Why do we care about this?  Well, if you are going to suck, suck bad so you get the highest draft pick.  The higher the draft pick the better.  The one thing we found out last year is that the budgets for each slot in the draft go up exponentially, it seems.  Here are the budgets for the top 8 slots last year:

1. $7.2 million
2. $6.2 million
3. $5.2 million
4. $4.2 million
5. $3.5 million
6. $3.2 million
7. $3.0 million
8. $2.9 million

It's all about flexibility.  The difference between the 1st slot and the 4th slot in the first round is $3 million.  The difference between the 4th and 6th spot in the draft is $1 million.  So, the higher your budget, the more flexibility you have to save money if you draft a guy who will sign for under slot. The Indians did that this year in drafting Tyler Naquin and Kieran Lovegrove for less than slot and using that excess to sign Mitch Brown and D'Vonne McClure to overslot bonuses.  But still, you have more flexibility the higher you draft because the greater your budget, a lot of which is determined by your first round pick position.

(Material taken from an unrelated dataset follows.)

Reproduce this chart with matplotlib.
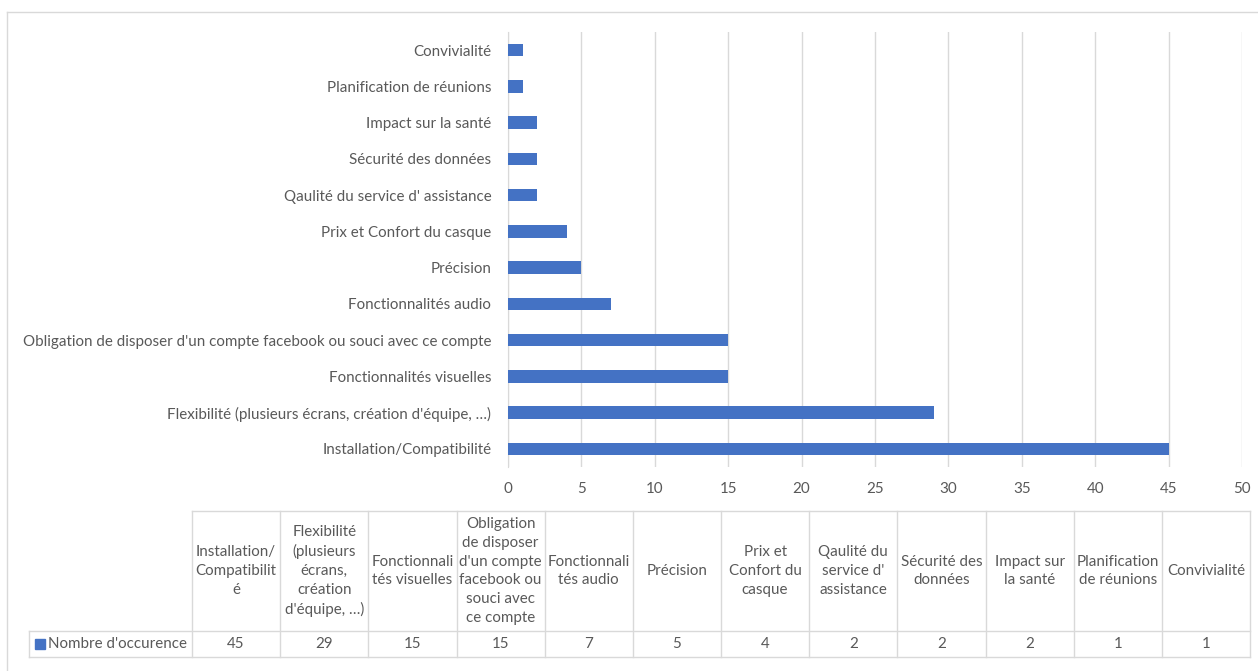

If the Indians finish 4th and draft a player who they sign for $3.0 million or draft that same player 6th and they sign him for $3 million, the differeence is that they have $1 million extra to spend later on.  The talent of the player is the same, just your budget for that pick is higher.  Who wouldn't draft the more signable player 4th if you were going to draft him 6th?

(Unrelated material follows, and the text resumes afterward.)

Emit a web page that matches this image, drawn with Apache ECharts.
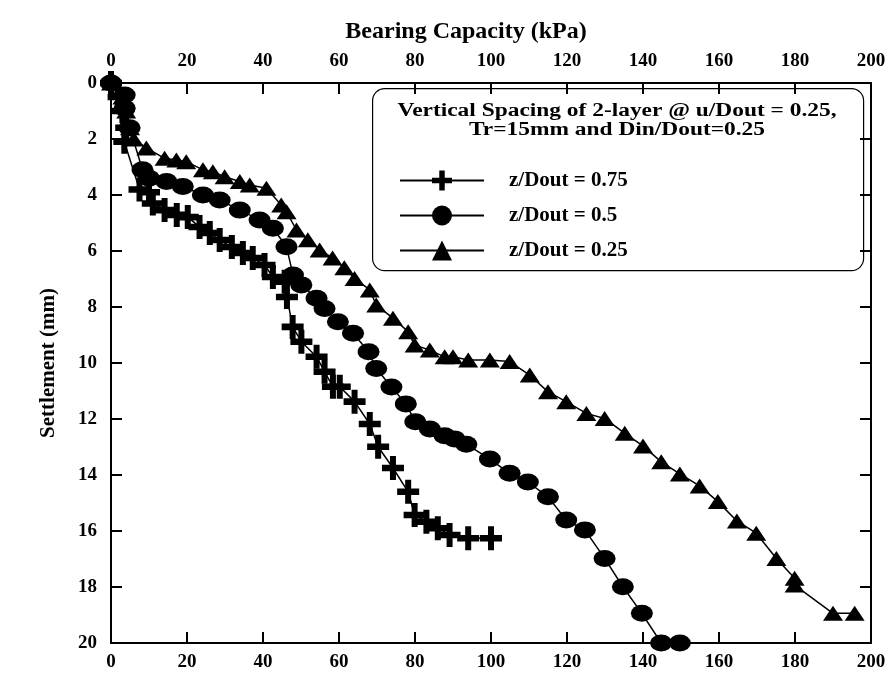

Add to this that the draft this year will have fewer picks in it.  There will be fewer compensation picks as teams have to first MAKE a qualifying offer to a free agent to get any compensation.  That offer will be in the $13 million for a one year deal range so not many free agents will get that kind of offer.   In addition, if a player gets a qualifying offer and signs with another team his former team is compensated with a sandwich pick BUT the first (or second) round pick by the team that signed the player is just lost, it doesn't go to the team that lost the player. 

So, you are losing picks in the first and maybe second round due to teams signing free agents with qualifying offers and the compensation round, except for the competitive balance lottery winners (12 overall with the Indians getting a pick after the second round) is actually getting smaller so this draft should have less picks in the top 3 rounds than usual.  That means more prospects available in every round and the team with the most picks and the highest budget should be able, with shrewd drafting, to get better talent than its competition AND not be subject to any penalties.

Add to all that that your options are better the higher you draft in EVERY round and while the difference between 1st and 8th in the draft is huge, the difference between even 4th and 6th is significant.

So, while we yawn through the last series of the season and grimace while we watch Vinnie Rottino, Casey Kotchman, Jack Hannahan and even Thomas Neal get ABs they don't deserve, realize that the Indians are still playing for something. 

They are playing for flexibility in the 2013 draft.  Go Tribe!  Get some flexibility.